Jung e la psicosintesi


Fabio Guidi

Anche se il termine 'psicosintesi' si è diffuso a partire dall'opera di Roberto Assagioli, già da tempo era diventato oggetto di polemica tra Freud e Jung. In una lettera dell'aprile del 1909 al maestro viennese, Jung sosteneva che "se esiste una psicoanalisi, dev'esserci anche una psicosintesi", orientata al futuro della psiche e non semplicemente al suo passato.
Freud riteneva il problema inesistente e che "questa psicosintesi non c’imponga alcun nuovo compito. [...] A mano a mano che analizziamo [la psiche del paziente] ed eliminiamo le resistenze, essa si reintegra. La grande unità che chiamiamo 'Io' ricompone in sé tutti gli impulsi istintuali, che prima si erano scissi e separati da esso. Dunque la psicosintesi si attua durante il trattamento analitico, senza il nostro intervento, automaticamente e inevitabilmente" (Vie della terapia psicoanalitica).
Secondo Jung, invece, dopo una fase analitica, qualora il trattamento arrivi a un punto morto, la «cura dell'anima» deve aprirsi ad una nuova fase 'psicosintetica'. Da questa idea nasce l'intero geniale lavoro dello psichiatra svizzero: "Ciò che io ho da dire inizia dove la cura finisce e inizia lo sviluppo" (Gli scopi della psicoterapia).

Già negli anni Venti, almeno in Inghilterra, Jung e i suoi seguaci costituivano "il mondo della psicosintesi" (cfr. J. MOORE, Gurdjieff. Anatomia di un mito). L'idea fu poi ripresa e sviluppata da Assagioli nella sua «Psicosintesi», termine adottato da lui ufficialmente solo nel 1933, quando fondò a Roma l'Istituto di Psicosintesi (inizialmente, lo psichiatra veneziano usava il termine «psicagogia»). Assagioli affermerà in seguito che "Jung è fra tutti gli psicoterapeuti quello che è più affine e vicino alle posizioni e alla prassi della psicosintesi" (Jung e la psicosintesi, Prima lezione del 1966).

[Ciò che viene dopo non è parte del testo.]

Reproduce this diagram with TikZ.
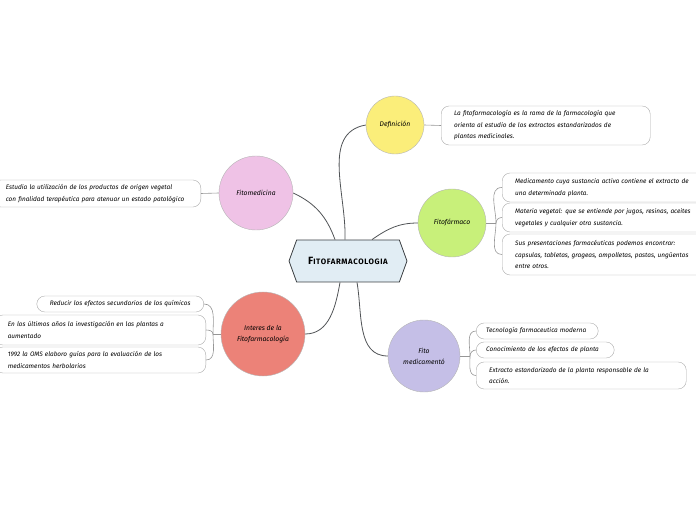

La psicosintesi, di per sé, non si occupa di eliminare i sintomi (quello è il compito tradizionale della psicoterapia), ma fornire gli strumenti per raggiungere, attraverso integrazioni progressive, la totalità psichica, il «Sé». É ciò che Jung intende quando afferma "preferisco sforzarmi di comprendere l'uomo nella prospettiva della sua salute".
Jung afferma che "l'Io è malato per il fatto stesso di essere tagliato fuori dalla totalità, e ha perso il suo legame non solo con l'umanità, ma con lo spirito" (Freud e Jung: contrasta).
Originariamente, dunque, esiste una «coscienza unita», governata da un principio regolatore, che è il Sé. Ma la condizione paradisiaca non dura per sempre: l'Io, progressivamente, deve emergere dalla totalità del Sé, per amore di una sicurezza e di una libertà illusorie. Questo allontanamento dell'Io dalla sua sorgente originaria, l'unità della coscienza, questa inimicizia tra l'ego e il Sé, costituisce la vera malattia dell'uomo - la «malattia dell'anima» - e sta alla base di ogni altro disagio. 
A questo proposito, lo stesso Jung afferma che la 'cura dell'anima' "deve espandersi ben oltre i confini della medicina somatica e della psichiatria, fin dentro regioni che un tempo erano dominio di preti e filosofi"(Questioni fondamentali di psicoterapia). 
Assagioli riconosce come sia evidente che "il programma terapeutico di Jung sia fondamentalmente uguale o affine a quello della terapia psicosintetica" (Jung e la psicosintesi, Seconda lezione del 1966). In definitiva, il termine «psicosintesi», pur diventando l'espressione ufficiale per indicare la scuola di Roberto Assagioli, può in realtà rappresentare un approccio molto più ampio, composto da molte correnti tutte unite dall'accento posto sulle leggi dell'evoluzione interiore e sui metodi di autosviluppo dell'uomo. E queste leggi e questi metodi appartengono a tutti i tempi e a tutte le culture.